= Plasma surface interaction =

In plasma physics and controlled nuclear fusion, plasma-surface interactions concern the physical, chemical, and mechanical processes at the interface between plasma and solid surfaces.

A critical area of ongoing research in magnetic confinement fusion devices, such as tokamaks and stellarators, is understanding the physics of the plasma boundary and its interactions with plasma-facing components (PFCs), typically in the form of divertors or limiters. The high energy and particle fluxes from the plasma can alter surface properties such as composition, structure, roughness, and temperature, which in turn influence plasma behavior.
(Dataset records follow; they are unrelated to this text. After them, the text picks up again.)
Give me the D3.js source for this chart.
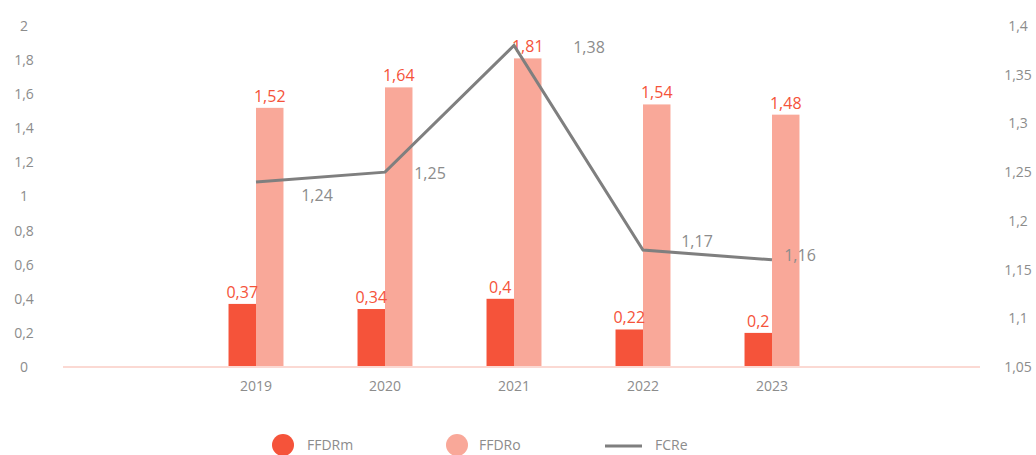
<!DOCTYPE html>
<html>
<head>
<meta charset="utf-8">
<script src="https://cdn.jsdelivr.net/npm/d3@7"></script>
<style>
  html, body { margin: 0; padding: 0; background: #ffffff; }
  svg { display: block; font-family: "Open Sans", "Noto Sans", sans-serif; }
</style>
</head>
<body>
<svg id="chart" width="1036" height="455"></svg>
<script>
// Data
const years = ["2019", "2020", "2021", "2022", "2023"];
const ffdrm = [0.37, 0.34, 0.4, 0.22, 0.2];
const ffdro = [1.52, 1.64, 1.81, 1.54, 1.48];
const fcre = [1.24, 1.25, 1.38, 1.17, 1.16];
const leftTicks = [0, 0.2, 0.4, 0.6, 0.8, 1, 1.2, 1.4, 1.6, 1.8, 2];
const rightTicks = [1.05, 1.1, 1.15, 1.2, 1.25, 1.3, 1.35, 1.4];
const seriesNames = ["FFDRm", "FFDRo", "FCRe"];

// Styling
const colDark = "#f5533a";
const colLight = "#f9a899";
const colLine = "#7f7f7f";
const colText = "#8c8c8c";
const colBase = "#fbd9d3";
// FCRe label nudges (dx, dy) relative to each point
const lineLabelNudge = [[61, 14], [45, 1], [75, 2], [54, -9], [28, -4]];

const fmt = v => String(v).replace(".", ",");

const svg = d3.select("#chart");
const yTop = 26, yBottom = 367;

const x = d3.scaleBand().domain(years).range([191.5, 836.5])
  .paddingInner(0.574).paddingOuter(0.287);
const xSub = d3.scaleBand().domain(["m", "o"]).range([0, x.bandwidth()]);
const yL = d3.scaleLinear().domain([0, 2]).range([yBottom, yTop]);
const yR = d3.scaleLinear().domain([1.05, 1.4]).range([yBottom, yTop]);

// Left axis labels
const leftAxis = svg.append("g").attr("transform", "translate(24,0)")
  .call(d3.axisLeft(yL).tickValues(leftTicks).tickFormat(fmt).tickSize(0).tickPadding(0));
leftAxis.select(".domain").remove();
leftAxis.selectAll("text").attr("text-anchor", "middle").attr("fill", colText)
  .style("font-size", "14px").style("font-family", "Open Sans, sans-serif");

// Right axis labels
const rightAxis = svg.append("g").attr("transform", "translate(1018,0)")
  .call(d3.axisRight(yR).tickValues(rightTicks).tickFormat(fmt).tickSize(0).tickPadding(0));
rightAxis.select(".domain").remove();
rightAxis.selectAll("text").attr("text-anchor", "middle").attr("fill", colText)
  .style("font-size", "14px").style("font-family", "Open Sans, sans-serif");

// Bars
const g = svg.append("g");
g.selectAll("rect.m").data(years).join("rect").attr("class", "m")
  .attr("x", d => x(d) + xSub("m")).attr("width", xSub.bandwidth())
  .attr("y", (d, i) => yL(ffdrm[i])).attr("height", (d, i) => yBottom - yL(ffdrm[i]))
  .attr("fill", colDark);
g.selectAll("rect.o").data(years).join("rect").attr("class", "o")
  .attr("x", d => x(d) + xSub("o")).attr("width", xSub.bandwidth())
  .attr("y", (d, i) => yL(ffdro[i])).attr("height", (d, i) => yBottom - yL(ffdro[i]))
  .attr("fill", colLight);

// Baseline
svg.append("line").attr("x1", 63).attr("x2", 980).attr("y1", yBottom).attr("y2", yBottom)
  .attr("stroke", colBase).attr("stroke-width", 2);

// X axis labels
const xAxis = svg.append("g").attr("transform", `translate(0,${yBottom + 14})`)
  .call(d3.axisBottom(x).tickSize(0).tickPadding(0));
xAxis.select(".domain").remove();
xAxis.selectAll("text").attr("fill", colText)
  .style("font-size", "14px").style("font-family", "Open Sans, sans-serif");

// Bar value labels
g.selectAll("text.m").data(years).join("text").attr("class", "m")
  .attr("x", d => x(d) + xSub("m") + xSub.bandwidth() / 2)
  .attr("y", (d, i) => yL(ffdrm[i]) - 6)
  .attr("text-anchor", "middle").attr("fill", colDark).style("font-size", "16px")
  .text((d, i) => fmt(ffdrm[i]));
g.selectAll("text.o").data(years).join("text").attr("class", "o")
  .attr("x", d => x(d) + xSub("o") + xSub.bandwidth() / 2)
  .attr("y", (d, i) => yL(ffdro[i]) - 6)
  .attr("text-anchor", "middle").attr("fill", colDark).style("font-size", "16px")
  .text((d, i) => fmt(ffdro[i]));

// FCRe line
const cx = d => x(d) + x.bandwidth() / 2;
const line = d3.line().x((d, i) => cx(years[i])).y(d => yR(d));
svg.append("path").datum(fcre).attr("d", line)
  .attr("fill", "none").attr("stroke", colLine).attr("stroke-width", 3);

svg.selectAll("text.fc").data(fcre).join("text").attr("class", "fc")
  .attr("x", (d, i) => cx(years[i]) + lineLabelNudge[i][0])
  .attr("y", (d, i) => yR(d) + lineLabelNudge[i][1])
  .attr("dy", "0.35em").attr("text-anchor", "middle")
  .attr("fill", colText).style("font-size", "16px")
  .text(d => fmt(d));

// Legend
const legend = svg.append("g");
legend.append("circle").attr("cx", 283).attr("cy", 445).attr("r", 11).attr("fill", colDark);
legend.append("text").attr("x", 307).attr("y", 445).attr("dy", "0.35em")
  .attr("fill", colText).style("font-size", "14px").text(seriesNames[0]);
legend.append("circle").attr("cx", 457).attr("cy", 445).attr("r", 11).attr("fill", colLight);
legend.append("text").attr("x", 479).attr("y", 445).attr("dy", "0.35em")
  .attr("fill", colText).style("font-size", "14px").text(seriesNames[1]);
legend.append("line").attr("x1", 605).attr("x2", 642).attr("y1", 446).attr("y2", 446)
  .attr("stroke", colLine).attr("stroke-width", 3);
legend.append("text").attr("x", 655).attr("y", 445).attr("dy", "0.35em")
  .attr("fill", colText).style("font-size", "14px").text(seriesNames[2]);
</script>
</body>
</html>
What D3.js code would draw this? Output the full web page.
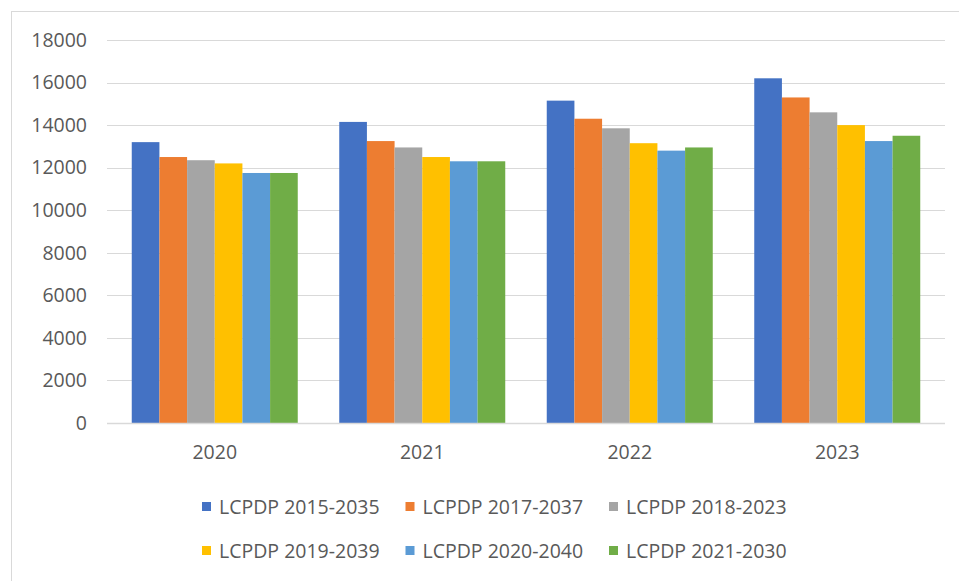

For a fusion reactor to be viable, it must have a robust boundary solution that addresses several key challenges simultaneously: managing power exhaust to keep wall heat loads within material limits, ensuring efficient removal of fusion ash by maintaining sufficient neutral pressure for pumping, minimizing the sputtering of high-Z impurities (e.g. tungsten), and reducing fuel retention by limiting tritium trapping in wall materials—all while sustaining high plasma performance for optimal energy gain.

== Topics ==

=== Plasma-material interaction processes ===
Plasma-material interactions encompass a variety of complex processes, including sputtering, ion implantation, radiation damage, erosion, deposition, and material re-deposition.

=== Wall conditioning ===
Wall conditioning in magnetic confinement fusion and devices serves to manage impurities and control the fuel gas from PFCs. Currently, glow discharge boronization (GDB) is a prevalent technique, using boron-rich gases to deposit boron coatings on device walls, thereby enhancing performance. Nonetheless, for long-pulse, next-step fusion devices, alternative strategies are being explored due to the limitations of GDB.